У Артура история была совсем другая. Он хотел уникальный полный метр, с непрофессиональными актерами. Он хотел подняться на ступеньку выше, чем натуральное итальянское кино шестидесятых. И потому подключил тусовку. Тусовка, и я среди тусовщиков, охотно приносила феньки и прикиды, а также с удовольствием покуривала, что нельзя, в ожидании кастинга. Я принесла Артуру жилет, связанный из кожаных ленточек и еще что-то, типа развеселых маек с расклешенными рукавами. Кажется, туда же я отправила куртку из джинсы цвета глубокого индиго и золотисто-бронзового гобелена, сшитую без всякой выкройки, квадратами, но прикольно и ловко.
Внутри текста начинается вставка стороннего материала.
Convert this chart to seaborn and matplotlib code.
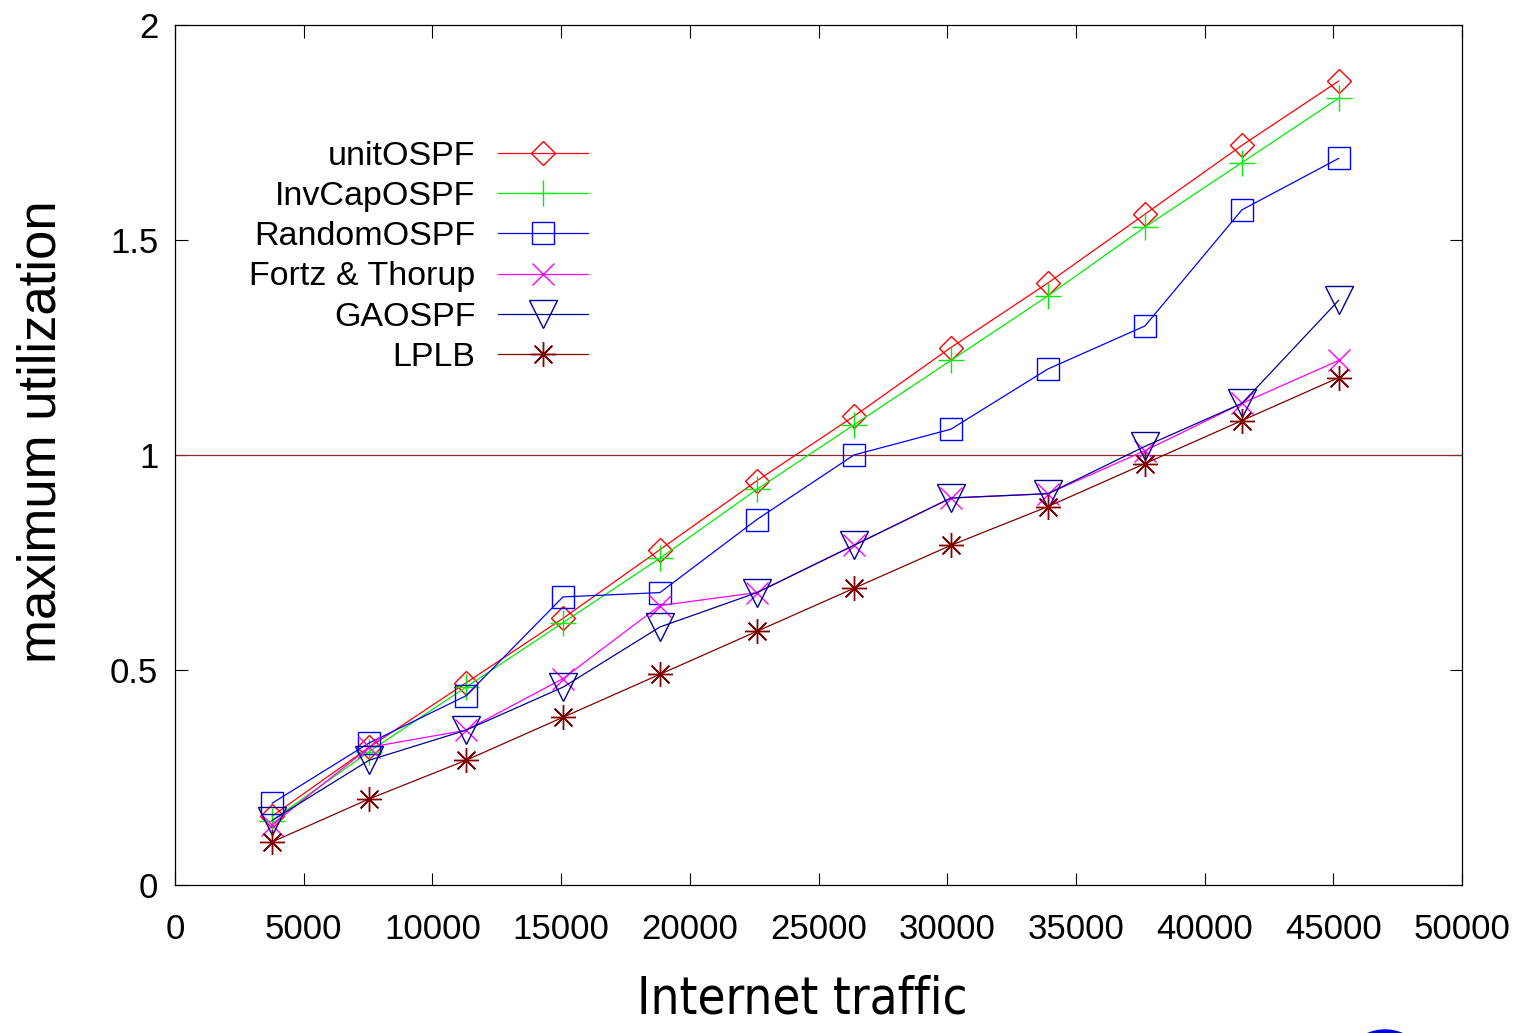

Был еще малиновый плащ из бархата на хлопковой основе, сшитый под “Кинг Кримзон”, с подкладкой из нежного цвета глазета. Сочетание было невероятно красивое, но материала было мало, и плащик вышел коротковат. Плащ волшебницы. Да, и еще черная бархатная оторочка по краям чуть золотистых отворотов. Скроен плащик был без выкройки, на руках, косенько, но при носке развевался и впечатление производил. При шитье мне досталось: бархат, тем более на хлопковой основе, крошится. Вероятно, этот плащ волшебницы тоже ушел к Артуру.

Как и следовало ожидать, на Маяковской и прямо на съемочной площадке цвел беспредельный хипповник, и даже сам Артур порой напрягался. Съемочный процесс однако шел, и потом он выльется в “Место на земле”. В комнатах, оформленных так декоративно, что олдового хипповника в них никто бы не заподозрил, было множество знакомых лиц, матрасы и одеяла. Макс Якубсон, Леша Рижский и много кто еще. Все было приятной имитацией вписок. Но увы, я не помню счастливые вписки семидесятых, а только – конца восьмидесятых, но и на это новая Маяковская не походила. Учитывая то, что в моей жизни уже была Маяковская.

Внезапно, вечером после работы, непонятно как оказавшись на Маяковке, я увидела там Слона. Вероятно, предполагались какие-то читалки и некое волосатое политпросвещение, и я пришла. Как оказалось, Слон пользуется отдельной комнатой, окружен всеобщим почетом и даже гурствует. Взгляд его на меня выразил сожаление: я была сильно утомлена и довольно цивилизованно одета. Вдобавок, меня пошатывало, и не от каблуков. Мы разговорились, немного печально, и я поведала о упаднических мыслях.

– Вот, например, Дженис Джоплин. Она многое умела. Женщине можно.

В этом “женщине можно” была некая искушающая тайна.

Затем Слон, по обыкновению, попросил денег. Денег я не дала, но прогнулась. Сказала, что мне нужно купить туфли в офис. Слон сказал, что туфли дешевле на рынке. Я возразила, вполне беспомощно, но твердо, что мне нужны туфли определенной марки. Слон, кажется, расстроился. Это была последняя встреча. Мы как-то пересеклись на Тверской, около какого-то кафе, которое Слон называл ”Лагуной”, но я не помню, было ли это до Маяковки или после.

– Рай – это когда все одеты красиво и поют, – возразил он на мою болтовню про то, что “коды не будет”.

И больше я Слона не видела. Соколовский будет заботиться о нем в меру сил, до его кончины в 2008.